Type I and Type II errors

Two ways a test can be wrong:

  • Type I error - false positive. The null hypothesis is true (no real effect) but you reject it anyway. You ship a variant that didn’t actually do anything, or worse, something that quietly hurt.
  • Type II error - false negative. There’s a real effect but your test fails to find it. You abandon a real win because the test said “not significant”.

Alpha is the Type I rate you’ve agreed to accept. Beta is the Type II rate. The two trade off. Lowering alpha to be stricter about false positives raises beta, missing more real effects. You can’t drive both to zero without infinite sample size.

In CRO, Type II errors are usually the more expensive ones because they’re invisible. A Type I error eventually shows up as “the lift we shipped didn’t replicate in revenue”. A Type II error just looks like “the test didn’t work, let’s move on” and the real win is silently abandoned.

Gelman’s reframing, more useful than the original I/II framing for most CRO work.

  • M-type (magnitude) - your estimate is in the right direction but way too big. Underpowered tests with a “significant” result tend to inflate the effect size, because only the noisier samples are extreme enough to clear the threshold. You ship expecting a 10% lift and get 3%.
  • S-type (sign) - your estimate is in the wrong direction. Rare but devastating. You think the variant is better when it’s actually worse. Underpowered tests with low base rates are the usual culprit.

These matter because in CRO you don’t just want “the test was significant”, you want “the lift estimate is roughly right and pointing the right way”. Without enough power, neither can be assumed.

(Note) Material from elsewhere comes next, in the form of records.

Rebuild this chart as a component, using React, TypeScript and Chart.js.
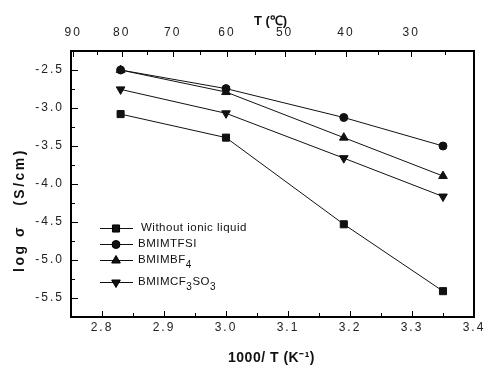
import React, { useEffect, useRef } from 'react';
import { Chart, registerables } from 'chart.js';
import { drawPoint } from 'chart.js/helpers';

Chart.register(...registerables);

// 1000/T (K^-1) positions of the measurements
const invT = [2.83, 3.0, 3.19, 3.35];
// log sigma (S/cm)
const withoutIL = [-3.08, -3.39, -4.53, -5.41];
const tfsi = [-2.5, -2.745, -3.125, -3.5];
const bf4 = [-2.5, -2.79, -3.39, -3.895];
const cf3so3 = [-2.755, -3.07, -3.66, -4.165];

const xMajor = [2.8, 2.9, 3.0, 3.1, 3.2, 3.3, 3.4];
const xMinor = [2.75, 2.85, 2.95, 3.05, 3.15, 3.25, 3.35];
const yMajor = [-2.5, -3.0, -3.5, -4.0, -4.5, -5.0, -5.5];
const yMinor = [-2.25, -2.75, -3.25, -3.75, -4.25, -4.75, -5.25, -5.75];
const tMajor = [90, 80, 70, 60, 50, 40, 30];
const tMinor = [85, 75, 65, 55, 45, 35, 25];

const seriesNames = ['Without ionic liquid', 'BMIMTFSI', 'BMIMBF4', 'BMIMCF3SO3'];
// legend text split into [text, isSubscript] parts
const legendParts: [string, boolean][][] = [
  [['Without ionic liquid', false]],
  [['BMIMTFSI', false]],
  [['BMIMBF', false], ['4', true]],
  [['BMIMCF', false], ['3', true], ['SO', false], ['3', true]],
];

const xTitle = '1000/ T (K⁻¹)';
const x2Title = 'T (℃)';
const yTitle = 'log σ   (S/cm)';

export default function App() {
  const ref = useRef<HTMLCanvasElement>(null);

  useEffect(() => {
    const canvas = ref.current!;
    const family = '"Liberation Sans", Arial, sans-serif';
    const ink = '#111';
    const markers = [
      { pointStyle: 'rect', radius: 5, rotation: 0 },
      { pointStyle: 'circle', radius: 4, rotation: 0 },
      { pointStyle: 'triangle', radius: 5, rotation: 0 },
      { pointStyle: 'triangle', radius: 5, rotation: 180 },
    ];
    const seriesData = [withoutIL, tfsi, bf4, cf3so3];
    const isIn = (list: number[], v: number) => list.some((m) => Math.abs(m - v) < 1e-6);
    const toT = (v: number) => Math.round(1000 / v - 273.15);

    const decor = {
      id: 'decor',
      beforeDraw(chart: any) {
        chart.ctx.letterSpacing = '2px';
      },
      afterDraw(chart: any) {
        const ctx = chart.ctx as CanvasRenderingContext2D;
        const a = chart.chartArea;
        const xs = chart.scales.x, x2 = chart.scales.x2, ys = chart.scales.y;
        ctx.save();
        ctx.letterSpacing = '0px';
        // frame (2px)
        const L = Math.round(a.left), R = Math.round(a.right), T = Math.round(a.top), B = Math.round(a.bottom);
        ctx.fillStyle = '#000';
        ctx.fillRect(L - 1, T - 1, R - L + 2, 2);
        ctx.fillRect(L - 1, B - 1, R - L + 2, 2);
        ctx.fillRect(L - 1, T - 1, 2, B - T + 2);
        ctx.fillRect(R - 1, T - 1, 2, B - T + 2);
        // inward tick marks
        xs.ticks.forEach((t: any) => {
          const px = Math.round(xs.getPixelForValue(t.value));
          const len = isIn(xMajor, t.value) ? 6 : 4;
          ctx.fillRect(px, B - len, 1, len);
        });
        x2.ticks.forEach((t: any) => {
          const px = Math.round(x2.getPixelForValue(t.value));
          const len = tMajor.includes(toT(t.value)) ? 6 : 4;
          ctx.fillRect(px, T, 1, len);
        });
        ys.ticks.forEach((t: any) => {
          const py = Math.round(ys.getPixelForValue(t.value));
          const len = isIn(yMajor, t.value) ? 7 : 4;
          ctx.fillRect(L, py, len, 1);
        });

        // axis titles
        ctx.fillStyle = ink;
        ctx.textAlign = 'center';
        ctx.textBaseline = 'middle';
        const cx = (a.left + a.right) / 2;
        ctx.font = `bold 14px ${family}`;
        ctx.letterSpacing = '0.5px';
        ctx.fillText(xTitle, cx - 1, a.bottom + 41);
        ctx.font = `bold 13px ${family}`;
        ctx.letterSpacing = '0px';
        ctx.fillText(x2Title, cx - 2, a.top - 30);
        ctx.save();
        ctx.translate(a.left - 51, (a.top + a.bottom) / 2 + 26);
        ctx.rotate(-Math.PI / 2);
        ctx.font = `bold 14px ${family}`;
        ctx.letterSpacing = '2.5px';
        ctx.fillText(yTitle, 0, 0);
        ctx.restore();

        // legend
        const rowsY = [177, 193, 209, 231];
        ctx.textAlign = 'left';
        ctx.letterSpacing = '0.5px';
        legendParts.forEach((parts, i) => {
          const y = a.top + rowsY[i];
          ctx.fillStyle = ink;
          ctx.fillRect(a.left + 29, y, 33, 1);
          drawPoint(ctx, { ...markers[i], borderWidth: 1 } as any, a.left + 45, y + 0.5);
          let tx = a.left + (i === 0 ? 70 : 67);
          parts.forEach(([txt, sub]) => {
            ctx.font = sub ? `10px ${family}` : `11.5px ${family}`;
            ctx.fillText(txt, tx, sub ? y + 5 : y);
            tx += ctx.measureText(txt).width;
          });
        });
        ctx.restore();
      },
    };

    const tickFont = { family, size: 12 };
    const noSidePad = (s: any, h: number) => {
      s.height = h;
      s.paddingLeft = 0;
      s.paddingRight = 0;
    };
    const chart = new Chart(canvas, {
      type: 'scatter',
      data: {
        datasets: seriesData.map((arr, i) => ({
          label: seriesNames[i],
          data: invT.map((x, j) => ({ x, y: arr[j] })),
          showLine: true,
          borderColor: ink,
          backgroundColor: ink,
          borderWidth: 1,
          pointStyle: markers[i].pointStyle as any,
          pointRadius: markers[i].radius,
          pointRotation: markers[i].rotation,
          pointBorderWidth: 1,
        })),
      },
      options: {
        animation: false,
        responsive: false,
        devicePixelRatio: 1,
        layout: { padding: { left: 0, right: 10, top: 0, bottom: 0 } },
        plugins: { legend: { display: false }, tooltip: { enabled: false } },
        scales: {
          x: {
            type: 'linear',
            position: 'bottom',
            min: 2.75,
            max: 3.4,
            afterBuildTicks: (s: any) => {
              s.ticks = [...xMajor, ...xMinor].sort((p, q) => p - q).map((v) => ({ value: v }));
            },
            afterFit: (s: any) => noSidePad(s, 49),
            ticks: {
              autoSkip: false,
              maxRotation: 0,
              padding: 3,
              color: '#222',
              font: tickFont,
              callback: (v: any) => (isIn(xMajor, Number(v)) ? Number(v).toFixed(1) : ''),
            },
            grid: { display: false, drawTicks: false },
            border: { display: false },
          },
          x2: {
            type: 'linear',
            position: 'top',
            min: 2.75,
            max: 3.4,
            afterBuildTicks: (s: any) => {
              s.ticks = [...tMajor, ...tMinor]
                .map((T) => 1000 / (T + 273.15))
                .sort((p, q) => p - q)
                .map((v) => ({ value: v }));
            },
            afterFit: (s: any) => noSidePad(s, 51),
            ticks: {
              autoSkip: false,
              maxRotation: 0,
              padding: 11,
              color: '#222',
              font: tickFont,
              callback: (v: any) => {
                const T = toT(Number(v));
                return tMajor.includes(T) ? String(T) : '';
              },
            },
            grid: { display: false, drawTicks: false },
            border: { display: false },
          },
          y: {
            type: 'linear',
            position: 'left',
            min: -5.75,
            max: -2.25,
            afterBuildTicks: (s: any) => {
              s.ticks = [...yMajor, ...yMinor].sort((p, q) => p - q).map((v) => ({ value: v }));
            },
            afterFit: (s: any) => { s.width = 71; },
            ticks: {
              autoSkip: false,
              padding: 7,
              color: '#222',
              font: tickFont,
              callback: (v: any) => (isIn(yMajor, Number(v)) ? Number(v).toFixed(1) : ''),
            },
            grid: { display: false, drawTicks: false },
            border: { display: false },
          },
        },
      },
      plugins: [decor],
    });
    return () => chart.destroy();
  }, []);

  return (
    <div style={{ position: 'absolute', left: 0, top: 0, width: 484, height: 366, background: '#fff' }}>
      <canvas ref={ref} width={484} height={366} style={{ display: 'block' }} />
    </div>
  );
}
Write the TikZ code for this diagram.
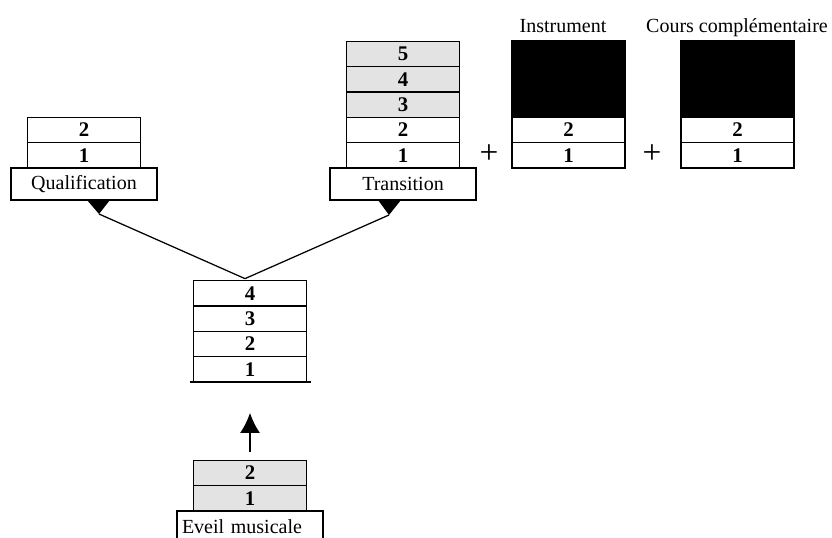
\documentclass[tikz,border=0pt]{standalone}
\usepackage{fontspec}
\setmainfont{Liberation Serif}
\usetikzlibrary{positioning,calc,arrows.meta}

\begin{document}
\begin{tikzpicture}[x=0.6pt, y=-0.6pt, line width=0.75pt,
    every node/.style={font=\fontsize{12}{14}\selectfont},
    row/.style={draw, fill=white, minimum width=67.8pt, minimum height=15.2pt,
        inner sep=0pt, outer sep=0pt, font=\fontsize{12.5}{14}\selectfont\bfseries},
    dotrow/.style={row, fill=gray!22},
    namebox/.style={draw, fill=white, minimum width=87.6pt, minimum height=19.2pt,
        inner sep=0pt, outer sep=0pt},
    blackbox/.style={draw, fill=black, minimum width=67.8pt, minimum height=45.8pt,
        inner sep=0pt, outer sep=0pt},
    plus/.style={font=\fontsize{20}{22}\selectfont}]
    \useasboundingbox (0,0) rectangle (832,537);
    \clip (0,0) rectangle (832,537);

    % left branch
    \node[namebox] (qual) at (84,184) {Qualification};
    \node[row, above=0pt of qual] (qual1) {1};
    \node[row, above=0pt of qual1] (qual2) {2};

    % right branch
    \node[namebox] (trans) at (403,184) {Transition};
    \node[row, above=0pt of trans] (trans1) {1};
    \node[row, above=0pt of trans1] (trans2) {2};
    \node[dotrow, above=0pt of trans2] (trans3) {3};
    \node[dotrow, above=0pt of trans3] (trans4) {4};
    \node[dotrow, above=0pt of trans4] (trans5) {5};

    \node[plus] (plusA) at (489,154) {+};

    \node[row] (inst1) at (568.5,155.3) {1};
    \node[row, above=0pt of inst1] (inst2) {2};
    \node[blackbox, above=0pt of inst2] (instblk) {};
    \node[anchor=base] (insttitle) at (563,33) {Instrument};

    \node[plus] (plusB) at (652,154) {+};

    \node[row] (cours1) at (737.5,155.3) {1};
    \node[row, above=0pt of cours1] (cours2) {2};
    \node[blackbox, above=0pt of cours2] (coursblk) {};
    \node[anchor=base] (courstitle) at (737,33) {Cours complémentaire};

    % middle stack
    \node[row] (mid1) at (250,369.3) {1};
    \node[row, above=0pt of mid1] (mid2) {2};
    \node[row, above=0pt of mid2] (mid3) {3};
    \node[row, above=0pt of mid3] (mid4) {4};
    \draw ([xshift=-2.4pt]mid1.south west) -- ([xshift=2.4pt]mid1.south east);

    % bottom stack
    \node[namebox, minimum height=19.2pt, inner xsep=3pt, text width=81.6pt,
        align=left] (eveil) at (250,527) {Eveil musicale};
    \node[dotrow, above=0pt of eveil] (ev1) {1};
    \node[dotrow, above=0pt of ev1] (ev2) {2};

    \draw[-{Latex[length=12pt,width=12pt]}, shorten <=5pt, shorten >=18.6pt]
        (ev2.north) -- (mid1.south);

    % branches
    \coordinate (apex) at ($(mid4.north)+(-5,-2)$);
    \coordinate (qtip) at ($(qual.south)+(15,14)$);
    \coordinate (ttip) at ($(trans.south)+(-14,15)$);
    \fill ($(qual.south)+(3,0)$) -- ($(qual.south)+(26,0)$) -- (qtip) -- cycle;
    \fill ($(trans.south)+(-25,0)$) -- ($(trans.south)+(-2,0)$) -- (ttip) -- cycle;
    \draw (apex) -- (qtip);
    \draw (apex) -- (ttip);
\end{tikzpicture}
\end{document}
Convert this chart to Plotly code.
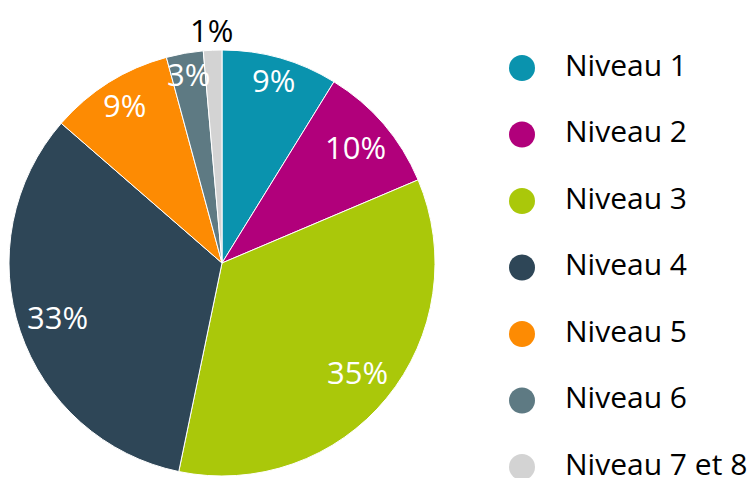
import math
import plotly.graph_objects as go

labels = ["Niveau 1", "Niveau 2", "Niveau 3", "Niveau 4", "Niveau 5", "Niveau 6", "Niveau 7 et 8"]
values = [8.8, 9.8, 34.6, 33.1, 9.4, 2.8, 1.4]
colors = ["#0A93AE", "#B1007B", "#AAC80A", "#2E4657", "#FD8B03", "#5E7A83", "#D3D3D3"]
label_inside = [True, True, True, True, True, True, False]

FONT = "Open Sans, Noto Sans, sans-serif"
# the page body has an 8px margin, so the figure is sized to fill the rest of the window
W, H = 747, 470

# pie geometry (figure pixels)
PIE_X0, PIE_X1 = 1, 427
PIE_Y0, PIE_Y1 = 42, 468          # from top
cx = (PIE_X0 + PIE_X1) / 2
cy = (PIE_Y0 + PIE_Y1) / 2
R = (PIE_X1 - PIE_X0) / 2

LBL_SIZE = 31

fig = go.Figure()
fig.add_trace(go.Pie(
    labels=labels, values=values, sort=False, direction="clockwise", rotation=0,
    marker=dict(colors=colors, line=dict(color="white", width=1)),
    textinfo="none", showlegend=False, hoverinfo="label+percent",
    domain=dict(x=[PIE_X0 / W, PIE_X1 / W], y=[1 - PIE_Y1 / H, 1 - PIE_Y0 / H]),
))

# percentage labels placed at the "inside end" of each slice (computed from the values)
total = sum(values)
cum = 0.0
annotations = []
for v, inside in zip(values, label_inside):
    mid = (cum + v / 2) / total
    cum += v
    theta = 2 * math.pi * mid
    txt = f"{round(v / total * 100)}%"
    w_half = 0.5 * LBL_SIZE * sum(0.83 if ch == "%" else 0.57 for ch in txt)
    h_half = 13
    s, c = math.sin(theta), math.cos(theta)
    d = abs(s) * w_half + abs(c) * h_half + 6
    rl = R - d if inside else R + d
    px = cx + rl * s
    py = cy - rl * c - (2 if inside else 0)
    annotations.append(dict(
        x=px / W, y=1 - py / H, xref="paper", yref="paper",
        text=txt, showarrow=False, xanchor="center", yanchor="middle",
        font=dict(size=LBL_SIZE, color="white" if inside else "black", family=FONT),
    ))

# legend drawn as data-driven markers + labels on a hidden axis
fig.add_trace(go.Scatter(
    x=[0] * len(labels), y=labels, mode="markers",
    marker=dict(size=26, color=colors, symbol="circle"),
    showlegend=False, hoverinfo="skip", xaxis="x", yaxis="y", cliponaxis=False,
))
fig.add_trace(go.Scatter(
    x=[1] * len(labels), y=labels, mode="text", text=labels,
    textposition="middle right",
    textfont=dict(size=30, color="black", family=FONT),
    showlegend=False, hoverinfo="skip", xaxis="x", yaxis="y", cliponaxis=False,
))

ROW0, ROW_STEP = 60, 66.5
fig.update_layout(
    width=W, height=H, margin=dict(l=0, r=0, t=0, b=0),
    paper_bgcolor="white", plot_bgcolor="rgba(0,0,0,0)",
    font=dict(family=FONT),
    annotations=annotations,
    xaxis=dict(domain=[492 / W, 1], range=[-22 / 43, 233 / 43], visible=False, fixedrange=True),
    yaxis=dict(domain=[0, 1], type="category", range=[(H - ROW0) / ROW_STEP, -ROW0 / ROW_STEP],
               visible=False, fixedrange=True),
)

fig.write_html("out.html")
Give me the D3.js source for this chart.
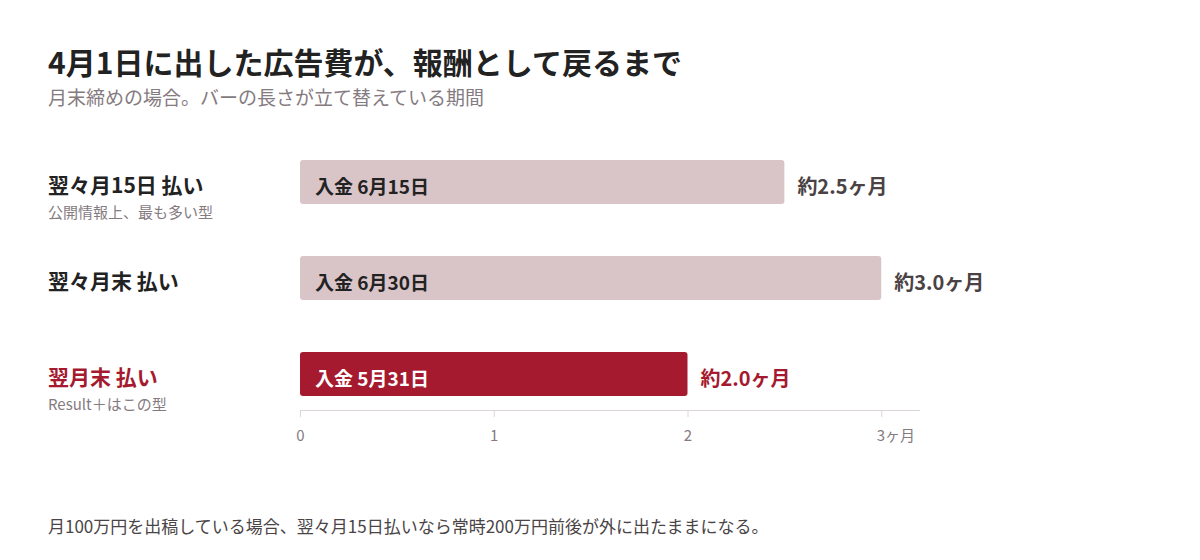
<!DOCTYPE html>
<html><head><meta charset="utf-8">
<script src="https://cdn.jsdelivr.net/npm/d3@7"></script>
<style>
html,body{margin:0;padding:0;background:#fff;}
svg{display:block;font-family:"Noto Sans CJK JP","Noto Sans",sans-serif;}
</style></head><body>
<svg id="c" width="1200" height="560"></svg>
<script>
const categories = ["翌々月15日 払い", "翌々月末 払い", "翌月末 払い"];
const notes = ["公開情報上、最も多い型", "", "Result＋はこの型"];
const months = [2.5, 3.0, 2.0];
const payDates = ["入金 6月15日", "入金 6月30日", "入金 5月31日"];
const valueLabels = ["約2.5ヶ月", "約3.0ヶ月", "約2.0ヶ月"];
const highlight = [false, false, true];
const tickValues = [0, 1, 2, 3];
const tickLabels = ["0", "1", "2", "3ヶ月"];

const svg = d3.select("#c");
const RED = "#a51a2e", PALE = "#d9c4c8", DARK = "#222222", GRAY = "#857b7f";

svg.append("text").attr("x", 48).attr("y", 74).attr("font-size", 30).attr("font-weight", 700)
  .attr("fill", DARK).text("4月1日に出した広告費が、報酬として戻るまで");
svg.append("text").attr("x", 48).attr("y", 105).attr("font-size", 19)
  .attr("fill", GRAY).text("月末締めの場合。バーの長さが立て替えている期間");

const x = d3.scaleLinear().domain([0, 3.2]).range([300, 920]);
const y = d3.scaleBand().domain(d3.range(categories.length)).range([140, 416])
  .paddingInner(52 / 96).paddingOuter(20 / 96);

const g = svg.append("g");
const rows = g.selectAll("g.row").data(categories).join("g").attr("class", "row");

rows.append("rect")
  .attr("x", x(0)).attr("y", (d, i) => y(i))
  .attr("width", (d, i) => x(months[i]) - x(0))
  .attr("height", y.bandwidth()).attr("rx", 3)
  .attr("fill", (d, i) => highlight[i] ? RED : PALE);

rows.append("text").attr("x", x(0) + 15).attr("y", (d, i) => y(i) + y.bandwidth() / 2 + 12)
  .attr("font-size", 19).attr("font-weight", 700)
  .attr("fill", (d, i) => highlight[i] ? "#fff" : DARK)
  .text((d, i) => payDates[i]);

rows.append("text").attr("x", (d, i) => x(months[i]) + 13).attr("y", (d, i) => y(i) + y.bandwidth() / 2 + 12)
  .attr("font-size", 20).attr("font-weight", 700)
  .attr("fill", (d, i) => highlight[i] ? RED : "#4a4244")
  .text((d, i) => valueLabels[i]);

rows.append("text").attr("x", 48).attr("y", (d, i) => y(i) + y.bandwidth() / 2 + 11)
  .attr("font-size", 21).attr("font-weight", 700)
  .attr("fill", (d, i) => highlight[i] ? RED : DARK)
  .text(d => d);

rows.append("text").attr("x", 48).attr("y", (d, i) => y(i) + y.bandwidth() / 2 + 36)
  .attr("font-size", 15).attr("fill", GRAY)
  .text((d, i) => notes[i]);

// axis
const axisY = 410;
const ax = svg.append("g").attr("transform", `translate(0,${axisY})`)
  .call(d3.axisBottom(x).tickValues(tickValues).tickSize(7).tickSizeOuter(0).tickFormat((d, i) => tickLabels[i]));
ax.select(".domain").attr("stroke", "#dcd6d8").attr("d", `M${x(0)},0.5H${x(3.2)}`);
ax.selectAll(".tick line").attr("stroke", "#dcd6d8");
ax.selectAll(".tick text").attr("font-size", 15).attr("fill", GRAY).attr("dy", null).attr("y", 31)
  .attr("font-family", "'Noto Sans CJK JP',sans-serif")
  .attr("text-anchor", (d, i) => i === tickLabels.length - 1 ? "start" : "middle")
  .attr("dx", (d, i) => i === tickLabels.length - 1 ? -5 : 0);

svg.append("text").attr("x", 48).attr("y", 533).attr("font-size", 17)
  .attr("fill", "#4a4446").text("月100万円を出稿している場合、翌々月15日払いなら常時200万円前後が外に出たままになる。");
</script>
</body></html>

  • Worrying only about Type I and ignoring Type II. The whole industry obsesses over false positives. False negatives kill just as much value, they just kill it silently.
  • Assuming a “significant” result means the magnitude is accurate. With low power, the effect size estimate is biased upward (M-type error). You overpromise the lift and underdeliver.
  • Not realising the two errors trade off. You can’t make a test “stricter” without giving up something on the other side.